In a major breakthrough, the skin cells of the two women, aged 82 and 89, were turned into mature nerve cells. The achievement promises to revolutionise the understanding and treatment of a range of incurable illnesses.
The skin cells were genetically altered by a laboratory technique that "reprogrammed" them back to their original embryonic state, before being grown into the specialised motor neurons that carry signals from brain to muscles.
Scientists hope that the creation of adult nerve cells from the skin of patients with motor neurone disease – which cripples muscles – will result in a better understanding of how things go wrong, as well as leading to a new approach to testing drugs and therapies that could lead to better treatments, or possibly a cure.
"No one has ever managed to isolate these neurons from a patient and grow them in a dish," said Professor Kevin Eggan, of Harvard University in Cambridge, Massachusetts, who led the study, published in the journal Science. "Now we can make limitless supplies of the cells that die in this awful disease. This will allow us to study these neurons in a lab dish and figure out what's happening."
The scientists had intended to create stem cells from motor neurone patients using the more morally contentious technique of embryo cloning pioneered in the creation of Dolly the sheep. But a shortage of human eggs led them to try an approach developed in Japan which involves altering four key genes of skin cells. Because this neither creates nor destroys a human embryo, it is considered more ethically acceptable.

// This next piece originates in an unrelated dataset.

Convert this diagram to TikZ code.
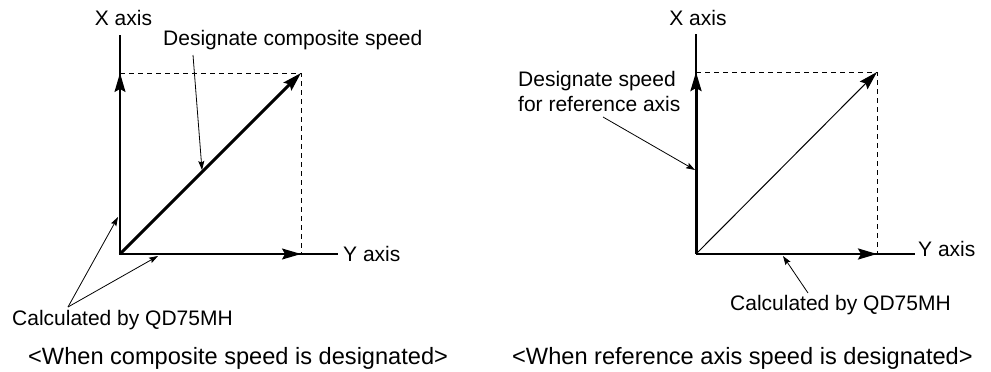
\documentclass[tikz,border=0pt]{standalone}
\usepackage{fontspec}
\setmainfont{Liberation Sans}
\usetikzlibrary{arrows.meta}
\begin{document}
\begin{tikzpicture}[x=1pt,y=-1pt,
  lbl/.style={inner sep=0pt,font=\fontsize{21}{25.5}\selectfont},
  captext/.style={inner sep=0pt,font=\fontsize{23.6}{28}\selectfont},
  axisline/.style={line width=1.5pt},
  vec/.style={line width=1.5pt,-{Stealth[length=19pt,width=11pt,inset=3pt]}},
  thickvec/.style={line width=3pt,-{Stealth[length=19pt,width=11pt,inset=3pt]}},
  guide/.style={line width=1pt,dash pattern=on 5pt off 4pt},
  pointer/.style={line width=0.8pt,-{Stealth[length=9pt,width=6pt,inset=1.5pt]}}]
\useasboundingbox (0,0) rectangle (991,372);
% ---------- left diagram ----------
\coordinate (O1) at (120,254);
\coordinate (X1t) at (120,35);
\coordinate (X1a) at (120,73);
\coordinate (Y1a) at (301,254);
\coordinate (Y1e) at (338,254);
\coordinate (P1) at (301,73);
\draw[axisline] (X1t) -- (O1) -- (Y1e);
\draw[vec] (O1) -- (X1a);
\draw[vec] (O1) -- (Y1a);
\draw[guide] (X1a) -- (P1) -- (Y1a);
\draw[thickvec] (O1) -- (P1);
\node[lbl] (x1) at (123.5,18) {X axis};
\node[lbl,anchor=west] (y1) at (343,254) {Y axis};
\node[lbl,anchor=west] (dcs) at (163,40) {Designate composite speed};
\node[lbl,anchor=west] (c1) at (12,320) {Calculated by QD75MH};
\node[captext,anchor=west] (cap1) at (28,358) {<When composite speed is designated>};
\coordinate (d1s) at (193,55);
\coordinate (d1t) at (202,170);
\draw[pointer] (d1s) -- (d1t);
\coordinate (c1s) at (68,307);
\coordinate (c1a) at (118,217);
\coordinate (c1b) at (158,256);
\draw[pointer] (c1s) -- (c1a);
\draw[pointer] (c1s) -- (c1b);
% ---------- right diagram ----------
\coordinate (O2) at (696,254);
\coordinate (X2t) at (696,34);
\coordinate (X2a) at (696,72);
\coordinate (Y2a) at (877,254);
\coordinate (Y2e) at (915,254);
\coordinate (P2) at (877,72);
\draw[line width=2pt] (X2t) -- (O2);
\draw[line width=2.5pt] (O2) -- (Y2e);
\draw[thickvec] (O2) -- (X2a);
\draw[line width=2.5pt,-{Stealth[length=19pt,width=11pt,inset=3pt]}] (O2) -- (Y2a);
\draw[guide] (X2a) -- (P2) -- (Y2a);
\draw[line width=1pt,-{Stealth[length=19pt,width=11pt,inset=3pt]}] (O2) -- (P2);
\node[lbl] (x2) at (698,18) {X axis};
\node[lbl,anchor=west] (y2) at (918,249) {Y axis};
\node[lbl,anchor=north west,align=left] (dsr) at (518,71) {Designate speed\\for reference axis};
\node[lbl,anchor=west] (c2) at (730,305) {Calculated by QD75MH};
\node[captext,anchor=west] (cap2) at (512,358) {<When reference axis speed is designated>};
\coordinate (d2s) at (603,117);
\coordinate (d2t) at (695,170);
\draw[pointer] (d2s) -- (d2t);
\coordinate (c2s) at (808,293);
\coordinate (c2t) at (783,256);
\draw[pointer] (c2s) -- (c2t);
\end{tikzpicture}
\end{document}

As a result, the scientists managed to create induced pluripotent stem (iPS) cells, as the cells are called, from two patients, one 89 and the other 91, with mild forms of a type of motor neurone disease known as amyotrophic lateral sclerosis (ALS).
"Up until now, it's been impossible to get access to the neurons affected by ALS and, although everyone was excited by the potential of the new technology, it was uncertain that we would be able to obtain them from patient's skin cells," said Professor Chris Henderson, of Columbia University Medical Centre in New York, said:
"Our study now shows that we can generate hundreds of millions of motor neurons that are genetically identical to a patient's own neurons. "This will be an immense help as we try to uncover the mechanisms behind the disease and screen for drugs that can prolong life."